Rich guy wants a (soccer/hockey) team. Rich guy wants said (soccer/hockey) team to play in a city of his choosing. Said city is a (soccer/hockey) hotbed.

When it was St. Louis and there was a legitimate question over whether said rich guy actually had the resources to open up shop on a professional sports franchise, you cried out that there was a vendetta against the owner and the city by the league. Jim Balsillie has no shortage of resources and wants to move a team from a fail(ed/ing) market to one where there is no doubt it will be successful. Why don't you support Hamilton getting their team?

For the record, I think all this posturing on the part of Bettman is an act. He needs to fight this for a few reasons... to maintain the power of the commissioner's office, to reassure cities that their teams won't be moved at the drop of a hat, and really just to keep the NHL in the public eye. Behind closed doors, I think he's secretly thanking the gods that there's someone willing to pay premium money for such a colossal failure of a franchise in this economy.
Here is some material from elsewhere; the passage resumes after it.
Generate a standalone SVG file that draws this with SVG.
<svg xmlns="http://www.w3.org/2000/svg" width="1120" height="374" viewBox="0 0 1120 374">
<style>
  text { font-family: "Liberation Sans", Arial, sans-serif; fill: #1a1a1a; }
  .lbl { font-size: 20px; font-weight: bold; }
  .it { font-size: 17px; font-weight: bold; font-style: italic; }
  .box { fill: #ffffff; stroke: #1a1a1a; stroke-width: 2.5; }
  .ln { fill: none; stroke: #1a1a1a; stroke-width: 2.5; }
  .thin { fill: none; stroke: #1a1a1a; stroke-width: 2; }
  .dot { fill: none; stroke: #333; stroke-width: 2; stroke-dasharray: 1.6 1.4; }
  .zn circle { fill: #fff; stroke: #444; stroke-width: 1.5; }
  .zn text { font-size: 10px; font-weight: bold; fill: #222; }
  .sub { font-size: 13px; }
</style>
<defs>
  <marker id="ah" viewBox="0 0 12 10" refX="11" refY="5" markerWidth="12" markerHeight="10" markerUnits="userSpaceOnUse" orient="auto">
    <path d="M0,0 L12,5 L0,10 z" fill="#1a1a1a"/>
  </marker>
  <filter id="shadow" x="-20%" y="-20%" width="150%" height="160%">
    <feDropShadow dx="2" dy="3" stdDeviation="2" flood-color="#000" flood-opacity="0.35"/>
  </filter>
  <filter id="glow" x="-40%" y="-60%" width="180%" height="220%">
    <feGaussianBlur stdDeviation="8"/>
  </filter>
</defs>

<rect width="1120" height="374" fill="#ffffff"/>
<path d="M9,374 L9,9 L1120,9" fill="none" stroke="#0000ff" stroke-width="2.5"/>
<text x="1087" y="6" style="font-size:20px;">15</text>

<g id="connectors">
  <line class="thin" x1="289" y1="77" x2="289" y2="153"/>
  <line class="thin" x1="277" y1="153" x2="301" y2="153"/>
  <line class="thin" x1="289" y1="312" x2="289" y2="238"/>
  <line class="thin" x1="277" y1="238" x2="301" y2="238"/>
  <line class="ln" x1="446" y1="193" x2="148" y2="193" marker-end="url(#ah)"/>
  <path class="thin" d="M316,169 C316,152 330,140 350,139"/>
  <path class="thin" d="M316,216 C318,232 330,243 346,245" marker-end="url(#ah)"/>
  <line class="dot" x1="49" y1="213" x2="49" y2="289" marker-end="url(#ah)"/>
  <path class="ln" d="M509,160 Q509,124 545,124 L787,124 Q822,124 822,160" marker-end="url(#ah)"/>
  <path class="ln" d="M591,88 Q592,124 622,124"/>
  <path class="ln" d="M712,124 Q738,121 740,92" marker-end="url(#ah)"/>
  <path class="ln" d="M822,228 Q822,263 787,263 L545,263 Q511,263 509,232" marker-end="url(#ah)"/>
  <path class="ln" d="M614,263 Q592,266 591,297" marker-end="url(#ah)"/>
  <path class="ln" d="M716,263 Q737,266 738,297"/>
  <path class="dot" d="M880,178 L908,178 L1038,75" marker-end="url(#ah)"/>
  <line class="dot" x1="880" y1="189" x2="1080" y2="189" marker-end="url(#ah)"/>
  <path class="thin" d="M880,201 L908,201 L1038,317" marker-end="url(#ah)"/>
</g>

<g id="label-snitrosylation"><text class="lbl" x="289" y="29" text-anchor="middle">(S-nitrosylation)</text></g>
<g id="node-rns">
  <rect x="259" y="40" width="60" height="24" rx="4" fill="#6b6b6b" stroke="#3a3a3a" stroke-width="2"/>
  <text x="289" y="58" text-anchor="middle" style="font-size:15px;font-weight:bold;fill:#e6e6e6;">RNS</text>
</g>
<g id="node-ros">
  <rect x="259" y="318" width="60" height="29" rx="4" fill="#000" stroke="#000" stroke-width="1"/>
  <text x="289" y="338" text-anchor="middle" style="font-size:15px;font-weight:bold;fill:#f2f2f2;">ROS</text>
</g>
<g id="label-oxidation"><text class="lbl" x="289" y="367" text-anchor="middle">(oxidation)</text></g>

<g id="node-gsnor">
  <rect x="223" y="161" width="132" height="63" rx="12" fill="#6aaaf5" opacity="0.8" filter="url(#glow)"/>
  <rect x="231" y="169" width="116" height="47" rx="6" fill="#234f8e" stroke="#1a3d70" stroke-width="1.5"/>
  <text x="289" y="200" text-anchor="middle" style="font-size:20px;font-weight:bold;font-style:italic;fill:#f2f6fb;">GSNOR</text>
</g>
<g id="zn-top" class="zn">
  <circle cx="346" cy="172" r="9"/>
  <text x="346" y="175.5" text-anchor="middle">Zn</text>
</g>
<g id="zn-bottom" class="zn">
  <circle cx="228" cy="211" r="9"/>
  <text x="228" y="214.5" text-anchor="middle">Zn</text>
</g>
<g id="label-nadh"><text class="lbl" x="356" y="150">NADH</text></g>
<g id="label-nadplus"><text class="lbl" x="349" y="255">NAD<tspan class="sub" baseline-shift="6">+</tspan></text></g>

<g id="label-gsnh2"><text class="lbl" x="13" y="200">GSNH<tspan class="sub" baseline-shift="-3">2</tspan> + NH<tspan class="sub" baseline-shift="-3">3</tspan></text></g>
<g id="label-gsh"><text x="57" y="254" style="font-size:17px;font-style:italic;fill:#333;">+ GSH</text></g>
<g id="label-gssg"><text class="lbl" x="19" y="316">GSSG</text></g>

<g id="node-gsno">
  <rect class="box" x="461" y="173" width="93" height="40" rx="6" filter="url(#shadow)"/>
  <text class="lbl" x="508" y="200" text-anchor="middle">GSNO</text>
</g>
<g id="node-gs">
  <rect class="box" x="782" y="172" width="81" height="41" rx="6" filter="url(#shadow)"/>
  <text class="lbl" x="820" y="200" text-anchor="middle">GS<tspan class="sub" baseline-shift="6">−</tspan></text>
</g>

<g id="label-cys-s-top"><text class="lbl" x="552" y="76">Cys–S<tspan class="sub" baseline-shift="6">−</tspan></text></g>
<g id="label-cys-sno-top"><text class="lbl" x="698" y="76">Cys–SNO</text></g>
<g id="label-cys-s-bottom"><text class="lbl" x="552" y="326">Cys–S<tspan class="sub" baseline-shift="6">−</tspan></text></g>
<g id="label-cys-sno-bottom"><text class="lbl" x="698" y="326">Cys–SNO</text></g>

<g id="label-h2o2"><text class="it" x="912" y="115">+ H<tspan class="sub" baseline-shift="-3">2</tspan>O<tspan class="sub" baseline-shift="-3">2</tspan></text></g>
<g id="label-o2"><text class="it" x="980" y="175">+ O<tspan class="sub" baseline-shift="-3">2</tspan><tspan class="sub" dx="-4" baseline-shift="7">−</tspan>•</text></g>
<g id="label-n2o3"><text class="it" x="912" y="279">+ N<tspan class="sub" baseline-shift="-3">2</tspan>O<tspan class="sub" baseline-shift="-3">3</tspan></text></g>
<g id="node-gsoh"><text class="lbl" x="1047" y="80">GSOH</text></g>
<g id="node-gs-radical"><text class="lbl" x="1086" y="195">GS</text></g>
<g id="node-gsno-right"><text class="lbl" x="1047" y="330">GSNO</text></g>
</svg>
Okay, I get your parallel. I don't really think they're similar situations though. The St. Louis owner did have the resources to successful operate a franchise (or at least that was/sort is my stance), but he very clearly would have been one of the less wealthy owners in the league. He also never did anything to cause any negative reaction from the league. My stance that they were against St. Louis was more that they were willing to string St. Louis along in order to ultimately gain for other bids, weathlier bids, which they always intended to go with.

Balsillie is super rich and has given the league reason to doubt his ability to be a team player.

In fact, to show how I felt about the MLS situation, I actually believe the MLS would hand over a franchise to Balsillie in the blink of an eye, because they're attracted by the wallet of a potential owner more than any other factor.

The NHL is clearly operating with other factors in mind.